The majority of our time was focused on perfecting the sound, we encountered problems with the smoke alarm beeping every 10 seconds but luckily the sound workshop highlighted explained how to get rid of the irrelevant sound without affecting the subject’s voice.
Visually editing the rushes was a demanding task, what we had planned did not work in the edit. The original proposal was that we wouldn’t reveal the subjects till the very end, meaning the first half would consist of just the empty house with cinematic tracking shots and close-ups of personal household items. However, we failed to capture enough shots to illustrate this idea, but also it seemed a little fictitious maybe even forged for the reason that every shot was smooth well polished and constructed to an extent. This took away the sense of realism and diminished the empathy felt by the viewer because we have gone and detached the audience from the action
However, we failed to capture enough shots to illustrate this idea, but also it seemed a little fictitious maybe even forged for the reason that every shot was smooth well polished and constructed.
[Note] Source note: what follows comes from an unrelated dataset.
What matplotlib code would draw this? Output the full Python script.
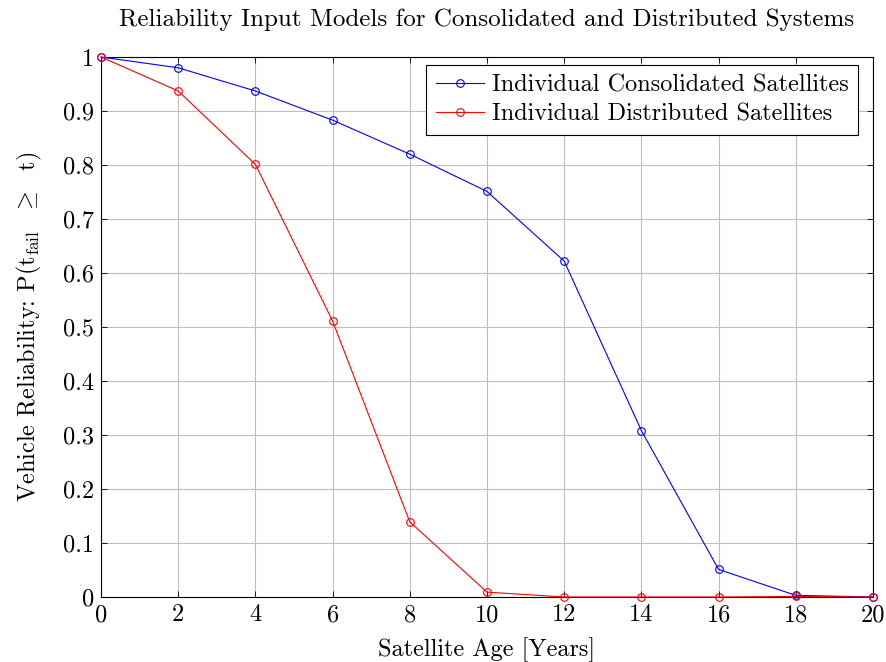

This took away the sense of realism and diminished the empathy felt by the viewer because we have gone and detached the audience from the action
Addition to that difficult task, we had to insert subtitles because our subject spoke in Arabic. Personally, for me, it was painful as I’m the only person who doesn’t speak the language but I was heavily involved with the edit. Getting all the translations perfect and in the right place took time but it’s essential in publicising a message to the outside world.
During this documentary module, I’ve learnt more than in any other module due to the informative and engaging lectures and also seeing Meera’s work giving us an idea on the quality of work we could produce in the future.
Susan Sontag (1977). On Photography. New york: Penguin; New Ed edition.
Dziga Vertov/ Annette Michelson/Kevin O’Brien (1984). KINO-EYE. California: University of California Press. 344.